Set problem. Print each line of the listing once more, precisely as given.

Source excerpt.
--- begin ---

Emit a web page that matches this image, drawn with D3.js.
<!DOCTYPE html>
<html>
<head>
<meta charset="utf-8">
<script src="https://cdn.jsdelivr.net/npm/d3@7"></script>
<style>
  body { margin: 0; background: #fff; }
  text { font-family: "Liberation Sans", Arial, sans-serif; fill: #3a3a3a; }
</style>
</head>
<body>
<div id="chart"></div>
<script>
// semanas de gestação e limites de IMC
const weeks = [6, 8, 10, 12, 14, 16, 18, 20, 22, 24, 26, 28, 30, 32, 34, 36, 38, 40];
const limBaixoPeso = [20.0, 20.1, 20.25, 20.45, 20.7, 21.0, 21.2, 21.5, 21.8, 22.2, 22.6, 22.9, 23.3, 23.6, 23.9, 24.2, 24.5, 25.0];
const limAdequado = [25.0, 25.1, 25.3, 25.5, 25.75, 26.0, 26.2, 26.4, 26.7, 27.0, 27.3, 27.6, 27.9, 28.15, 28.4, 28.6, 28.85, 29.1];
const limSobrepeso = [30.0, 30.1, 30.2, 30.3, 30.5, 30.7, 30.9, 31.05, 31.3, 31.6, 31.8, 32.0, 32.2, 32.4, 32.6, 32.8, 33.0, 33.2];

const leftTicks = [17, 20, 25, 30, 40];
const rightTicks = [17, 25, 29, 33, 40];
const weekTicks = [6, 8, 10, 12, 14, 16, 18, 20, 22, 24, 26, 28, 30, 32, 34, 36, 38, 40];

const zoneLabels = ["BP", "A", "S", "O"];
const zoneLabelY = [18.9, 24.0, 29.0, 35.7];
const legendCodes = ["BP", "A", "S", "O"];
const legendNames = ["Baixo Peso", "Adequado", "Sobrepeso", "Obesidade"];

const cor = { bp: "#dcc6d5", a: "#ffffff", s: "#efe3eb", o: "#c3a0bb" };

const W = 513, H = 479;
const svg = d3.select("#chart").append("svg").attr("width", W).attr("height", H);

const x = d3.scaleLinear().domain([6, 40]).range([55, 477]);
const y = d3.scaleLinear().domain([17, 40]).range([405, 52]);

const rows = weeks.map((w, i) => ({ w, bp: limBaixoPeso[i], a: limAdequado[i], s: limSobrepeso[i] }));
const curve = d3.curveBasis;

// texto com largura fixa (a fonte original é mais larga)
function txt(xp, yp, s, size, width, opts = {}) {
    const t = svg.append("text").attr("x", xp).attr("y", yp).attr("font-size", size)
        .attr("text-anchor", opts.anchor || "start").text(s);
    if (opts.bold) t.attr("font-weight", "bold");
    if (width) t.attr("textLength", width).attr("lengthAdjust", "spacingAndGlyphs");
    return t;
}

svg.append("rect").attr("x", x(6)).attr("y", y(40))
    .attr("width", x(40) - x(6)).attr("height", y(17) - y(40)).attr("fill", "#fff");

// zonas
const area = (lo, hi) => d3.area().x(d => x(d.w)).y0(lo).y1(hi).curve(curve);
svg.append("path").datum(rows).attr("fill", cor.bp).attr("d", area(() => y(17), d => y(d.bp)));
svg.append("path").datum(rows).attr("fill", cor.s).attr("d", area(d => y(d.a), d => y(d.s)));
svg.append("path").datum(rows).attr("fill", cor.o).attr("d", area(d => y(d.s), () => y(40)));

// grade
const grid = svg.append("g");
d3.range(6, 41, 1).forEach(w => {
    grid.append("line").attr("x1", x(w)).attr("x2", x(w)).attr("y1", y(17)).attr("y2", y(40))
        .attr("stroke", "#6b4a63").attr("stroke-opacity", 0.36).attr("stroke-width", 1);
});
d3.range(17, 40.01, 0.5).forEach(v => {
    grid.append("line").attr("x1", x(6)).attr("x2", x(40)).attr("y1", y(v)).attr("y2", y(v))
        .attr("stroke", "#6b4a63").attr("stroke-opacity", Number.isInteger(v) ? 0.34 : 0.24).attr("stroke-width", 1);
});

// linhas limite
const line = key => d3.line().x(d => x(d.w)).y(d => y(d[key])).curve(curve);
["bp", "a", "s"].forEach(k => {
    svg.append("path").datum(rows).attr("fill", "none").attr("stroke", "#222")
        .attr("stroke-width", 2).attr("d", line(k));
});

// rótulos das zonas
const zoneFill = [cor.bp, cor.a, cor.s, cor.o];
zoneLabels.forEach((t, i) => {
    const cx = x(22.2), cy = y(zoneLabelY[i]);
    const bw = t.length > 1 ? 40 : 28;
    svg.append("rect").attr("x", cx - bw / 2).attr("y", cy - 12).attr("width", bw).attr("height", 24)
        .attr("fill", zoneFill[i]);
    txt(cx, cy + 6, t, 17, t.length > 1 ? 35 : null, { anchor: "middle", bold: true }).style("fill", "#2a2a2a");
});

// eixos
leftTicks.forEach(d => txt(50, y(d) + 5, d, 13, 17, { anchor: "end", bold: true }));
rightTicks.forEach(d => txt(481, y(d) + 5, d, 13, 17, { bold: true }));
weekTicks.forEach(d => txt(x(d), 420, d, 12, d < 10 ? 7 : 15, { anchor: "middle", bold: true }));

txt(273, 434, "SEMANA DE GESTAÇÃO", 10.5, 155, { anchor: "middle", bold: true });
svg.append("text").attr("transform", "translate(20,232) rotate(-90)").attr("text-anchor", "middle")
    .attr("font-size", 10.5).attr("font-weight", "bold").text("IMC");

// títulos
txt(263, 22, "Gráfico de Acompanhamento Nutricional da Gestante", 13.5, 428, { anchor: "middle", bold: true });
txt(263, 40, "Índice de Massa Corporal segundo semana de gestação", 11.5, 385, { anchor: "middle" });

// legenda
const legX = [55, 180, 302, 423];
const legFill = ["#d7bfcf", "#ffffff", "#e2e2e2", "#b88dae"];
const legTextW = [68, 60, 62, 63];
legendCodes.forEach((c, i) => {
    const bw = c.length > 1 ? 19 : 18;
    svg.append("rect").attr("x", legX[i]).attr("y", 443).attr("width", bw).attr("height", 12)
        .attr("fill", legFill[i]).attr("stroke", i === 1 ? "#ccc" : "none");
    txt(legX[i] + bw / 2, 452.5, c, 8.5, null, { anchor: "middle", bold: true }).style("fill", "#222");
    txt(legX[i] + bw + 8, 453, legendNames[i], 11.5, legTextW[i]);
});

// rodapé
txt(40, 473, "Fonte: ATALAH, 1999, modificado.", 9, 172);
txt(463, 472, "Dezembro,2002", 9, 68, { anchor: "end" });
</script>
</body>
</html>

--- end ---

Solution for this problem.
Emit a web page that matches this image, drawn with D3.js.
<!DOCTYPE html>
<html>
<head>
<meta charset="utf-8">
<script src="https://cdn.jsdelivr.net/npm/d3@7"></script>
<style>
  body { margin: 0; background: #fff; }
  text { font-family: "Liberation Sans", Arial, sans-serif; fill: #3a3a3a; }
</style>
</head>
<body>
<div id="chart"></div>
<script>
// semanas de gestação e limites de IMC
const weeks = [6, 8, 10, 12, 14, 16, 18, 20, 22, 24, 26, 28, 30, 32, 34, 36, 38, 40];
const limBaixoPeso = [20.0, 20.1, 20.25, 20.45, 20.7, 21.0, 21.2, 21.5, 21.8, 22.2, 22.6, 22.9, 23.3, 23.6, 23.9, 24.2, 24.5, 25.0];
const limAdequado = [25.0, 25.1, 25.3, 25.5, 25.75, 26.0, 26.2, 26.4, 26.7, 27.0, 27.3, 27.6, 27.9, 28.15, 28.4, 28.6, 28.85, 29.1];
const limSobrepeso = [30.0, 30.1, 30.2, 30.3, 30.5, 30.7, 30.9, 31.05, 31.3, 31.6, 31.8, 32.0, 32.2, 32.4, 32.6, 32.8, 33.0, 33.2];

const leftTicks = [17, 20, 25, 30, 40];
const rightTicks = [17, 25, 29, 33, 40];
const weekTicks = [6, 8, 10, 12, 14, 16, 18, 20, 22, 24, 26, 28, 30, 32, 34, 36, 38, 40];

const zoneLabels = ["BP", "A", "S", "O"];
const zoneLabelY = [18.9, 24.0, 29.0, 35.7];
const legendCodes = ["BP", "A", "S", "O"];
const legendNames = ["Baixo Peso", "Adequado", "Sobrepeso", "Obesidade"];

const cor = { bp: "#dcc6d5", a: "#ffffff", s: "#efe3eb", o: "#c3a0bb" };

const W = 513, H = 479;
const svg = d3.select("#chart").append("svg").attr("width", W).attr("height", H);

const x = d3.scaleLinear().domain([6, 40]).range([55, 477]);
const y = d3.scaleLinear().domain([17, 40]).range([405, 52]);

const rows = weeks.map((w, i) => ({ w, bp: limBaixoPeso[i], a: limAdequado[i], s: limSobrepeso[i] }));
const curve = d3.curveBasis;

// texto com largura fixa (a fonte original é mais larga)
function txt(xp, yp, s, size, width, opts = {}) {
    const t = svg.append("text").attr("x", xp).attr("y", yp).attr("font-size", size)
        .attr("text-anchor", opts.anchor || "start").text(s);
    if (opts.bold) t.attr("font-weight", "bold");
    if (width) t.attr("textLength", width).attr("lengthAdjust", "spacingAndGlyphs");
    return t;
}

svg.append("rect").attr("x", x(6)).attr("y", y(40))
    .attr("width", x(40) - x(6)).attr("height", y(17) - y(40)).attr("fill", "#fff");

// zonas
const area = (lo, hi) => d3.area().x(d => x(d.w)).y0(lo).y1(hi).curve(curve);
svg.append("path").datum(rows).attr("fill", cor.bp).attr("d", area(() => y(17), d => y(d.bp)));
svg.append("path").datum(rows).attr("fill", cor.s).attr("d", area(d => y(d.a), d => y(d.s)));
svg.append("path").datum(rows).attr("fill", cor.o).attr("d", area(d => y(d.s), () => y(40)));

// grade
const grid = svg.append("g");
d3.range(6, 41, 1).forEach(w => {
    grid.append("line").attr("x1", x(w)).attr("x2", x(w)).attr("y1", y(17)).attr("y2", y(40))
        .attr("stroke", "#6b4a63").attr("stroke-opacity", 0.36).attr("stroke-width", 1);
});
d3.range(17, 40.01, 0.5).forEach(v => {
    grid.append("line").attr("x1", x(6)).attr("x2", x(40)).attr("y1", y(v)).attr("y2", y(v))
        .attr("stroke", "#6b4a63").attr("stroke-opacity", Number.isInteger(v) ? 0.34 : 0.24).attr("stroke-width", 1);
});

// linhas limite
const line = key => d3.line().x(d => x(d.w)).y(d => y(d[key])).curve(curve);
["bp", "a", "s"].forEach(k => {
    svg.append("path").datum(rows).attr("fill", "none").attr("stroke", "#222")
        .attr("stroke-width", 2).attr("d", line(k));
});

// rótulos das zonas
const zoneFill = [cor.bp, cor.a, cor.s, cor.o];
zoneLabels.forEach((t, i) => {
    const cx = x(22.2), cy = y(zoneLabelY[i]);
    const bw = t.length > 1 ? 40 : 28;
    svg.append("rect").attr("x", cx - bw / 2).attr("y", cy - 12).attr("width", bw).attr("height", 24)
        .attr("fill", zoneFill[i]);
    txt(cx, cy + 6, t, 17, t.length > 1 ? 35 : null, { anchor: "middle", bold: true }).style("fill", "#2a2a2a");
});

// eixos
leftTicks.forEach(d => txt(50, y(d) + 5, d, 13, 17, { anchor: "end", bold: true }));
rightTicks.forEach(d => txt(481, y(d) + 5, d, 13, 17, { bold: true }));
weekTicks.forEach(d => txt(x(d), 420, d, 12, d < 10 ? 7 : 15, { anchor: "middle", bold: true }));

txt(273, 434, "SEMANA DE GESTAÇÃO", 10.5, 155, { anchor: "middle", bold: true });
svg.append("text").attr("transform", "translate(20,232) rotate(-90)").attr("text-anchor", "middle")
    .attr("font-size", 10.5).attr("font-weight", "bold").text("IMC");

// títulos
txt(263, 22, "Gráfico de Acompanhamento Nutricional da Gestante", 13.5, 428, { anchor: "middle", bold: true });
txt(263, 40, "Índice de Massa Corporal segundo semana de gestação", 11.5, 385, { anchor: "middle" });

// legenda
const legX = [55, 180, 302, 423];
const legFill = ["#d7bfcf", "#ffffff", "#e2e2e2", "#b88dae"];
const legTextW = [68, 60, 62, 63];
legendCodes.forEach((c, i) => {
    const bw = c.length > 1 ? 19 : 18;
    svg.append("rect").attr("x", legX[i]).attr("y", 443).attr("width", bw).attr("height", 12)
        .attr("fill", legFill[i]).attr("stroke", i === 1 ? "#ccc" : "none");
    txt(legX[i] + bw / 2, 452.5, c, 8.5, null, { anchor: "middle", bold: true }).style("fill", "#222");
    txt(legX[i] + bw + 8, 453, legendNames[i], 11.5, legTextW[i]);
});

// rodapé
txt(40, 473, "Fonte: ATALAH, 1999, modificado.", 9, 172);
txt(463, 472, "Dezembro,2002", 9, 68, { anchor: "end" });
</script>
</body>
</html>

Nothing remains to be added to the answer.